§ GIVEN REQUEST
Repeat the material below exactly, line for line.

§ DATA SECTION
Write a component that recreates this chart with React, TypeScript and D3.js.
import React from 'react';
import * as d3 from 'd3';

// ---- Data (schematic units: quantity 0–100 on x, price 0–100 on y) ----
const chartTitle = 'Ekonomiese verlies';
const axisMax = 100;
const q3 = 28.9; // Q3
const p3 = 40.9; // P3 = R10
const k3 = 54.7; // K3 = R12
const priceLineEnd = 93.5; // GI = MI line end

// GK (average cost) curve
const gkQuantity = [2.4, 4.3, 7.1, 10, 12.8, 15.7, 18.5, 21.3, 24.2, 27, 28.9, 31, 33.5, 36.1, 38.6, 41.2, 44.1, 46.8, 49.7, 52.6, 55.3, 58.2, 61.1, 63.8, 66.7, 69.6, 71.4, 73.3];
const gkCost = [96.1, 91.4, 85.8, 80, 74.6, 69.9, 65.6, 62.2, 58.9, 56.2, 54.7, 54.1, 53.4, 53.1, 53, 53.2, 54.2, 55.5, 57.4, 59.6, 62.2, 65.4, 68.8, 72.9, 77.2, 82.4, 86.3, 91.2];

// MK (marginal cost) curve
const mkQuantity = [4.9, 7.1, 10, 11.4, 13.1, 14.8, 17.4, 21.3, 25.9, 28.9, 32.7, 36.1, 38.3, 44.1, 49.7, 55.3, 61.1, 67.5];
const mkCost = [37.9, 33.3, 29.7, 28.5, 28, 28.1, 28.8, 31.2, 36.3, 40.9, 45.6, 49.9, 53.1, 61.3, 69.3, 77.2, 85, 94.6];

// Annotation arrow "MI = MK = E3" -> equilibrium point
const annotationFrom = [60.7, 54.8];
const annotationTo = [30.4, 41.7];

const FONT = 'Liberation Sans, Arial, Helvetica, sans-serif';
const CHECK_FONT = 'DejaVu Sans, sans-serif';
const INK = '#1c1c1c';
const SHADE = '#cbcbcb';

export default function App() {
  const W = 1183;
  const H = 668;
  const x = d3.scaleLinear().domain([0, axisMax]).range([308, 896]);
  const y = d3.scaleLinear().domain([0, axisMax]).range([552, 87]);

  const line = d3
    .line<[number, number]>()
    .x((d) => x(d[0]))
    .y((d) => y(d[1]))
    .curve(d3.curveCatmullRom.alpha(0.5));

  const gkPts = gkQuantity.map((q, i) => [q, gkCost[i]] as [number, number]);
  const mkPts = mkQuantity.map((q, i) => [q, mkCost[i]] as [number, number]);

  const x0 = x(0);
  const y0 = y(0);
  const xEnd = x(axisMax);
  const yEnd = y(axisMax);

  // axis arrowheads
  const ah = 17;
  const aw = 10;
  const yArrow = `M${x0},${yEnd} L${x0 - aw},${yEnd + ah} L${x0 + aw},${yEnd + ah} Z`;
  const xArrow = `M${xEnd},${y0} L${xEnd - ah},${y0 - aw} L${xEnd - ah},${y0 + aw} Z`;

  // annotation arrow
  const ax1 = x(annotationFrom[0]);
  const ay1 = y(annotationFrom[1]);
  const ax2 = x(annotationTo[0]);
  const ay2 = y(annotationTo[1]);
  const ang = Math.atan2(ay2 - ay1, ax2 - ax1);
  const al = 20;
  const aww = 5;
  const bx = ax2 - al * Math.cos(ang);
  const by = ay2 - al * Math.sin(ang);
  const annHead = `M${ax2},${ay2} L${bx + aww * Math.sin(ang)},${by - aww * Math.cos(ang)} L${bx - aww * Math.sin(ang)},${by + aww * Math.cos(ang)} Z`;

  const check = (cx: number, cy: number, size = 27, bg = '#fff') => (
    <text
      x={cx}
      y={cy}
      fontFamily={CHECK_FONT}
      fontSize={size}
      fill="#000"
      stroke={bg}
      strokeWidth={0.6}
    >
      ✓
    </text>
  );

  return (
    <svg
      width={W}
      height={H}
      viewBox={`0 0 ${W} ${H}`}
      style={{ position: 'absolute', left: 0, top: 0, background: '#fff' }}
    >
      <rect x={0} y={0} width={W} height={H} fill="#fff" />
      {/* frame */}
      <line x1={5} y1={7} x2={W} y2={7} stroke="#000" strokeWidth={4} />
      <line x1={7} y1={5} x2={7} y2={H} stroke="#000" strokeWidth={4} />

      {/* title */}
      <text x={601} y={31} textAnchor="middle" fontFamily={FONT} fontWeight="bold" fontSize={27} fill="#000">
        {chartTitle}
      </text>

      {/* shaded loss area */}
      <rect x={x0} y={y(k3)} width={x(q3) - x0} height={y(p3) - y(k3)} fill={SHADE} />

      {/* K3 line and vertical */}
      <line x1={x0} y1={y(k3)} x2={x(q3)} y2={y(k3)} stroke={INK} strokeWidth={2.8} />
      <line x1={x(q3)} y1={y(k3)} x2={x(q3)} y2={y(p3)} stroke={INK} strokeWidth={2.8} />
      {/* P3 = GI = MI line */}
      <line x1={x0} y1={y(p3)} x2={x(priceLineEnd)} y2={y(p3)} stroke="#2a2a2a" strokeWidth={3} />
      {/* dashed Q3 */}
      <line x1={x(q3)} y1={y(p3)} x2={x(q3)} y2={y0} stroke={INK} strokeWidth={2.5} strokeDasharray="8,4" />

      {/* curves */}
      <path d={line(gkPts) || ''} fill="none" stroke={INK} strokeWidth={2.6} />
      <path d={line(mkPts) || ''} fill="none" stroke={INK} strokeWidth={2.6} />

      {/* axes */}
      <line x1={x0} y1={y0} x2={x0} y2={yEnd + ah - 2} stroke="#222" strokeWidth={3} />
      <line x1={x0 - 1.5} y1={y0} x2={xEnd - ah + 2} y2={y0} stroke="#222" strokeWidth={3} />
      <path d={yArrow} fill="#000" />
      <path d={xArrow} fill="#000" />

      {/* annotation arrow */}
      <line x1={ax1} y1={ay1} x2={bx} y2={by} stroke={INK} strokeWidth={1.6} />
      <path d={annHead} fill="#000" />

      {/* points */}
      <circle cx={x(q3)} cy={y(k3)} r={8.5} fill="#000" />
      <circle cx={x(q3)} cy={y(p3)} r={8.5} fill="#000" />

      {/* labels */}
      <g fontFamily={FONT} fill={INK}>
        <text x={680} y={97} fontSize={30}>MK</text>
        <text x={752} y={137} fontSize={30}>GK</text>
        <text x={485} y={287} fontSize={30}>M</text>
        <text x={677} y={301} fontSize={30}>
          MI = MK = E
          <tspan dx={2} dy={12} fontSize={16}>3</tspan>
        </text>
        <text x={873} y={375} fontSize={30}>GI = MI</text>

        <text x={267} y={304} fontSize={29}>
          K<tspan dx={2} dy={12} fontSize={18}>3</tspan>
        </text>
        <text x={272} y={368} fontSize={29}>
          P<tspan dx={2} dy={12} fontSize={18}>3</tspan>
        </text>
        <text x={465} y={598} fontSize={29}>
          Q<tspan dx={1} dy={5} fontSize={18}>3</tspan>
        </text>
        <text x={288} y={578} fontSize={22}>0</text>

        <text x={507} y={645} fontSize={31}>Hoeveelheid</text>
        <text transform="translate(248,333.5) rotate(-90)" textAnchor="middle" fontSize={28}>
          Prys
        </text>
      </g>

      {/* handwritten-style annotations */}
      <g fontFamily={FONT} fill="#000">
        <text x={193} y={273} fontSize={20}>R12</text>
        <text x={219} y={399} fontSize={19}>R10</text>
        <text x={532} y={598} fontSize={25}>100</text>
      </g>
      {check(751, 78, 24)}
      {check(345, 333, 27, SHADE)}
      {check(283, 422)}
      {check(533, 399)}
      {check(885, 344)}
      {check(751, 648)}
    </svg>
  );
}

§ EXPECTED ANSWER
Write a component that recreates this chart with React, TypeScript and D3.js.
import React from 'react';
import * as d3 from 'd3';

// ---- Data (schematic units: quantity 0–100 on x, price 0–100 on y) ----
const chartTitle = 'Ekonomiese verlies';
const axisMax = 100;
const q3 = 28.9; // Q3
const p3 = 40.9; // P3 = R10
const k3 = 54.7; // K3 = R12
const priceLineEnd = 93.5; // GI = MI line end

// GK (average cost) curve
const gkQuantity = [2.4, 4.3, 7.1, 10, 12.8, 15.7, 18.5, 21.3, 24.2, 27, 28.9, 31, 33.5, 36.1, 38.6, 41.2, 44.1, 46.8, 49.7, 52.6, 55.3, 58.2, 61.1, 63.8, 66.7, 69.6, 71.4, 73.3];
const gkCost = [96.1, 91.4, 85.8, 80, 74.6, 69.9, 65.6, 62.2, 58.9, 56.2, 54.7, 54.1, 53.4, 53.1, 53, 53.2, 54.2, 55.5, 57.4, 59.6, 62.2, 65.4, 68.8, 72.9, 77.2, 82.4, 86.3, 91.2];

// MK (marginal cost) curve
const mkQuantity = [4.9, 7.1, 10, 11.4, 13.1, 14.8, 17.4, 21.3, 25.9, 28.9, 32.7, 36.1, 38.3, 44.1, 49.7, 55.3, 61.1, 67.5];
const mkCost = [37.9, 33.3, 29.7, 28.5, 28, 28.1, 28.8, 31.2, 36.3, 40.9, 45.6, 49.9, 53.1, 61.3, 69.3, 77.2, 85, 94.6];

// Annotation arrow "MI = MK = E3" -> equilibrium point
const annotationFrom = [60.7, 54.8];
const annotationTo = [30.4, 41.7];

const FONT = 'Liberation Sans, Arial, Helvetica, sans-serif';
const CHECK_FONT = 'DejaVu Sans, sans-serif';
const INK = '#1c1c1c';
const SHADE = '#cbcbcb';

export default function App() {
  const W = 1183;
  const H = 668;
  const x = d3.scaleLinear().domain([0, axisMax]).range([308, 896]);
  const y = d3.scaleLinear().domain([0, axisMax]).range([552, 87]);

  const line = d3
    .line<[number, number]>()
    .x((d) => x(d[0]))
    .y((d) => y(d[1]))
    .curve(d3.curveCatmullRom.alpha(0.5));

  const gkPts = gkQuantity.map((q, i) => [q, gkCost[i]] as [number, number]);
  const mkPts = mkQuantity.map((q, i) => [q, mkCost[i]] as [number, number]);

  const x0 = x(0);
  const y0 = y(0);
  const xEnd = x(axisMax);
  const yEnd = y(axisMax);

  // axis arrowheads
  const ah = 17;
  const aw = 10;
  const yArrow = `M${x0},${yEnd} L${x0 - aw},${yEnd + ah} L${x0 + aw},${yEnd + ah} Z`;
  const xArrow = `M${xEnd},${y0} L${xEnd - ah},${y0 - aw} L${xEnd - ah},${y0 + aw} Z`;

  // annotation arrow
  const ax1 = x(annotationFrom[0]);
  const ay1 = y(annotationFrom[1]);
  const ax2 = x(annotationTo[0]);
  const ay2 = y(annotationTo[1]);
  const ang = Math.atan2(ay2 - ay1, ax2 - ax1);
  const al = 20;
  const aww = 5;
  const bx = ax2 - al * Math.cos(ang);
  const by = ay2 - al * Math.sin(ang);
  const annHead = `M${ax2},${ay2} L${bx + aww * Math.sin(ang)},${by - aww * Math.cos(ang)} L${bx - aww * Math.sin(ang)},${by + aww * Math.cos(ang)} Z`;

  const check = (cx: number, cy: number, size = 27, bg = '#fff') => (
    <text
      x={cx}
      y={cy}
      fontFamily={CHECK_FONT}
      fontSize={size}
      fill="#000"
      stroke={bg}
      strokeWidth={0.6}
    >
      ✓
    </text>
  );

  return (
    <svg
      width={W}
      height={H}
      viewBox={`0 0 ${W} ${H}`}
      style={{ position: 'absolute', left: 0, top: 0, background: '#fff' }}
    >
      <rect x={0} y={0} width={W} height={H} fill="#fff" />
      {/* frame */}
      <line x1={5} y1={7} x2={W} y2={7} stroke="#000" strokeWidth={4} />
      <line x1={7} y1={5} x2={7} y2={H} stroke="#000" strokeWidth={4} />

      {/* title */}
      <text x={601} y={31} textAnchor="middle" fontFamily={FONT} fontWeight="bold" fontSize={27} fill="#000">
        {chartTitle}
      </text>

      {/* shaded loss area */}
      <rect x={x0} y={y(k3)} width={x(q3) - x0} height={y(p3) - y(k3)} fill={SHADE} />

      {/* K3 line and vertical */}
      <line x1={x0} y1={y(k3)} x2={x(q3)} y2={y(k3)} stroke={INK} strokeWidth={2.8} />
      <line x1={x(q3)} y1={y(k3)} x2={x(q3)} y2={y(p3)} stroke={INK} strokeWidth={2.8} />
      {/* P3 = GI = MI line */}
      <line x1={x0} y1={y(p3)} x2={x(priceLineEnd)} y2={y(p3)} stroke="#2a2a2a" strokeWidth={3} />
      {/* dashed Q3 */}
      <line x1={x(q3)} y1={y(p3)} x2={x(q3)} y2={y0} stroke={INK} strokeWidth={2.5} strokeDasharray="8,4" />

      {/* curves */}
      <path d={line(gkPts) || ''} fill="none" stroke={INK} strokeWidth={2.6} />
      <path d={line(mkPts) || ''} fill="none" stroke={INK} strokeWidth={2.6} />

      {/* axes */}
      <line x1={x0} y1={y0} x2={x0} y2={yEnd + ah - 2} stroke="#222" strokeWidth={3} />
      <line x1={x0 - 1.5} y1={y0} x2={xEnd - ah + 2} y2={y0} stroke="#222" strokeWidth={3} />
      <path d={yArrow} fill="#000" />
      <path d={xArrow} fill="#000" />

      {/* annotation arrow */}
      <line x1={ax1} y1={ay1} x2={bx} y2={by} stroke={INK} strokeWidth={1.6} />
      <path d={annHead} fill="#000" />

      {/* points */}
      <circle cx={x(q3)} cy={y(k3)} r={8.5} fill="#000" />
      <circle cx={x(q3)} cy={y(p3)} r={8.5} fill="#000" />

      {/* labels */}
      <g fontFamily={FONT} fill={INK}>
        <text x={680} y={97} fontSize={30}>MK</text>
        <text x={752} y={137} fontSize={30}>GK</text>
        <text x={485} y={287} fontSize={30}>M</text>
        <text x={677} y={301} fontSize={30}>
          MI = MK = E
          <tspan dx={2} dy={12} fontSize={16}>3</tspan>
        </text>
        <text x={873} y={375} fontSize={30}>GI = MI</text>

        <text x={267} y={304} fontSize={29}>
          K<tspan dx={2} dy={12} fontSize={18}>3</tspan>
        </text>
        <text x={272} y={368} fontSize={29}>
          P<tspan dx={2} dy={12} fontSize={18}>3</tspan>
        </text>
        <text x={465} y={598} fontSize={29}>
          Q<tspan dx={1} dy={5} fontSize={18}>3</tspan>
        </text>
        <text x={288} y={578} fontSize={22}>0</text>

        <text x={507} y={645} fontSize={31}>Hoeveelheid</text>
        <text transform="translate(248,333.5) rotate(-90)" textAnchor="middle" fontSize={28}>
          Prys
        </text>
      </g>

      {/* handwritten-style annotations */}
      <g fontFamily={FONT} fill="#000">
        <text x={193} y={273} fontSize={20}>R12</text>
        <text x={219} y={399} fontSize={19}>R10</text>
        <text x={532} y={598} fontSize={25}>100</text>
      </g>
      {check(751, 78, 24)}
      {check(345, 333, 27, SHADE)}
      {check(283, 422)}
      {check(533, 399)}
      {check(885, 344)}
      {check(751, 648)}
    </svg>
  );
}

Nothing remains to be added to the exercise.